◆ EXERCISE AIM:
Keep the pictures out of the copy and print all the entries below exactly.

◆ TASK MATERIAL:
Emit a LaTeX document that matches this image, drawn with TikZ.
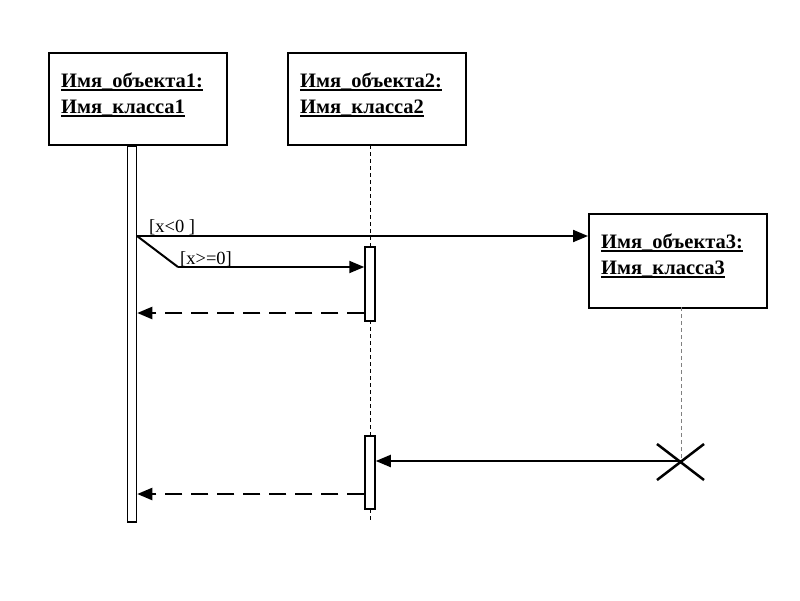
\documentclass[tikz,border=0pt]{standalone}
\usepackage{fontspec}
\setmainfont{Liberation Serif}
\usetikzlibrary{arrows.meta}
\newcommand\myul[1]{\setbox0=\hbox{#1}\rlap{\rule[-3.5pt]{\wd0}{1.7pt}}\box0}
\begin{document}
\begin{tikzpicture}[x=1pt,y=-1pt,
  objbox/.style={draw,line width=1.5pt,rectangle,minimum width=178pt,minimum height=92pt,anchor=north west,inner sep=0pt},
  objtext/.style={anchor=base west,inner sep=0pt,font=\bfseries\fontsize{20.5}{26}\selectfont},
  actbar/.style={draw,line width=1.5pt,rectangle,minimum width=9pt,anchor=north,inner sep=0pt,fill=white},
  lifedash/.style={line width=1pt,dash pattern=on 4pt off 3pt},
  lifegrey/.style={line width=0.8pt,gray,dash pattern=on 4pt off 3pt},
  msg/.style={line width=2pt,-{Triangle[length=15pt,width=12pt]}},
  ret/.style={line width=2.2pt,dash pattern=on 17pt off 9pt,-{Triangle[length=15pt,width=12pt]}},
  guard/.style={anchor=base west,inner sep=0pt,font=\fontsize{18.5}{20}\selectfont},
  crossmark/.style={line width=2.5pt}]
\useasboundingbox (0,0) rectangle (800,600);
% object boxes
\node[objbox] (o1) at (48,52) {};
\node[objbox] (o2) at (287,52) {};
\node[objbox,minimum height=94pt] (o3) at (588,213) {};
\node[objtext] (t1a) at (61,87) {\myul{Имя\_объекта1:}};
\node[objtext] (t1b) at (61,113) {\myul{Имя\_класса1}};
\node[objtext] (t2a) at (300,87) {\myul{Имя\_объекта2:}};
\node[objtext] (t2b) at (300,113) {\myul{Имя\_класса2}};
\node[objtext] (t3a) at (601,248) {\myul{Имя\_объекта3:}};
\node[objtext] (t3b) at (601,274) {\myul{Имя\_класса3}};
% lifelines
\coordinate (l2top) at (370,145);
\coordinate (l2end) at (370,521);
\draw[lifedash] (l2top) -- (l2end);
\coordinate (l3top) at (681,307);
\coordinate (xc) at (681,461);
\draw[lifegrey] (l3top) -- (xc);
% activation bars
\node[actbar,minimum height=376pt] (b1) at (132,145) {};
\node[actbar,minimum height=74pt,minimum width=10pt] (b2a) at (370,246) {};
\node[actbar,minimum height=73pt,minimum width=10pt] (b2b) at (370,435) {};
% messages
\coordinate (m1s) at (137,236);
\coordinate (k) at (178,267);
\draw[msg] (m1s) -- (o3.west |- m1s);
\draw[line width=2pt] (m1s) -- (k);
\draw[msg] (k) -- (b2a.west |- k);
\node[guard] (g1) at (149,232) {[x<0 ]};
\node[guard] (g2) at (180,264) {[x>=0]};
\coordinate (r1) at (0,313);
\draw[ret] (b2a.west |- r1) -- (b1.east |- r1);
\draw[msg] (xc) -- (b2b.east |- xc);
\coordinate (r2) at (0,494);
\draw[ret] (b2b.west |- r2) -- (b1.east |- r2);
% destruction mark
\coordinate (xa) at (657,444);
\coordinate (xb) at (704,480);
\coordinate (xd) at (657,480);
\coordinate (xe) at (704,444);
\draw[crossmark] (xa) -- (xb);
\draw[crossmark] (xd) -- (xe);
\end{tikzpicture}
\end{document}
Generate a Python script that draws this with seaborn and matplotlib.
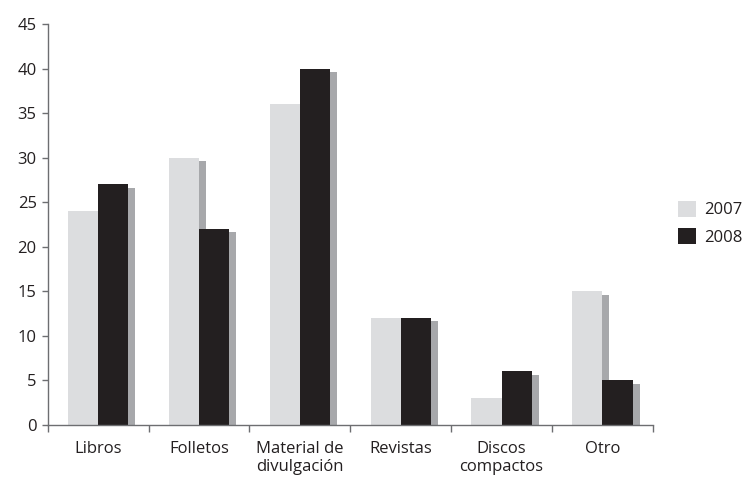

◆ OUTPUT FOR THIS TASK:
Emit a LaTeX document that matches this image, drawn with TikZ.
\documentclass[tikz,border=0pt]{standalone}
\usepackage{fontspec}
\setmainfont{Liberation Serif}
\usetikzlibrary{arrows.meta}
\newcommand\myul[1]{\setbox0=\hbox{#1}\rlap{\rule[-3.5pt]{\wd0}{1.7pt}}\box0}
\begin{document}
\begin{tikzpicture}[x=1pt,y=-1pt,
  objbox/.style={draw,line width=1.5pt,rectangle,minimum width=178pt,minimum height=92pt,anchor=north west,inner sep=0pt},
  objtext/.style={anchor=base west,inner sep=0pt,font=\bfseries\fontsize{20.5}{26}\selectfont},
  actbar/.style={draw,line width=1.5pt,rectangle,minimum width=9pt,anchor=north,inner sep=0pt,fill=white},
  lifedash/.style={line width=1pt,dash pattern=on 4pt off 3pt},
  lifegrey/.style={line width=0.8pt,gray,dash pattern=on 4pt off 3pt},
  msg/.style={line width=2pt,-{Triangle[length=15pt,width=12pt]}},
  ret/.style={line width=2.2pt,dash pattern=on 17pt off 9pt,-{Triangle[length=15pt,width=12pt]}},
  guard/.style={anchor=base west,inner sep=0pt,font=\fontsize{18.5}{20}\selectfont},
  crossmark/.style={line width=2.5pt}]
\useasboundingbox (0,0) rectangle (800,600);
% object boxes
\node[objbox] (o1) at (48,52) {};
\node[objbox] (o2) at (287,52) {};
\node[objbox,minimum height=94pt] (o3) at (588,213) {};
\node[objtext] (t1a) at (61,87) {\myul{Имя\_объекта1:}};
\node[objtext] (t1b) at (61,113) {\myul{Имя\_класса1}};
\node[objtext] (t2a) at (300,87) {\myul{Имя\_объекта2:}};
\node[objtext] (t2b) at (300,113) {\myul{Имя\_класса2}};
\node[objtext] (t3a) at (601,248) {\myul{Имя\_объекта3:}};
\node[objtext] (t3b) at (601,274) {\myul{Имя\_класса3}};
% lifelines
\coordinate (l2top) at (370,145);
\coordinate (l2end) at (370,521);
\draw[lifedash] (l2top) -- (l2end);
\coordinate (l3top) at (681,307);
\coordinate (xc) at (681,461);
\draw[lifegrey] (l3top) -- (xc);
% activation bars
\node[actbar,minimum height=376pt] (b1) at (132,145) {};
\node[actbar,minimum height=74pt,minimum width=10pt] (b2a) at (370,246) {};
\node[actbar,minimum height=73pt,minimum width=10pt] (b2b) at (370,435) {};
% messages
\coordinate (m1s) at (137,236);
\coordinate (k) at (178,267);
\draw[msg] (m1s) -- (o3.west |- m1s);
\draw[line width=2pt] (m1s) -- (k);
\draw[msg] (k) -- (b2a.west |- k);
\node[guard] (g1) at (149,232) {[x<0 ]};
\node[guard] (g2) at (180,264) {[x>=0]};
\coordinate (r1) at (0,313);
\draw[ret] (b2a.west |- r1) -- (b1.east |- r1);
\draw[msg] (xc) -- (b2b.east |- xc);
\coordinate (r2) at (0,494);
\draw[ret] (b2b.west |- r2) -- (b1.east |- r2);
% destruction mark
\coordinate (xa) at (657,444);
\coordinate (xb) at (704,480);
\coordinate (xd) at (657,480);
\coordinate (xe) at (704,444);
\draw[crossmark] (xa) -- (xb);
\draw[crossmark] (xd) -- (xe);
\end{tikzpicture}
\end{document}
Generate a Python script that draws this with seaborn and matplotlib.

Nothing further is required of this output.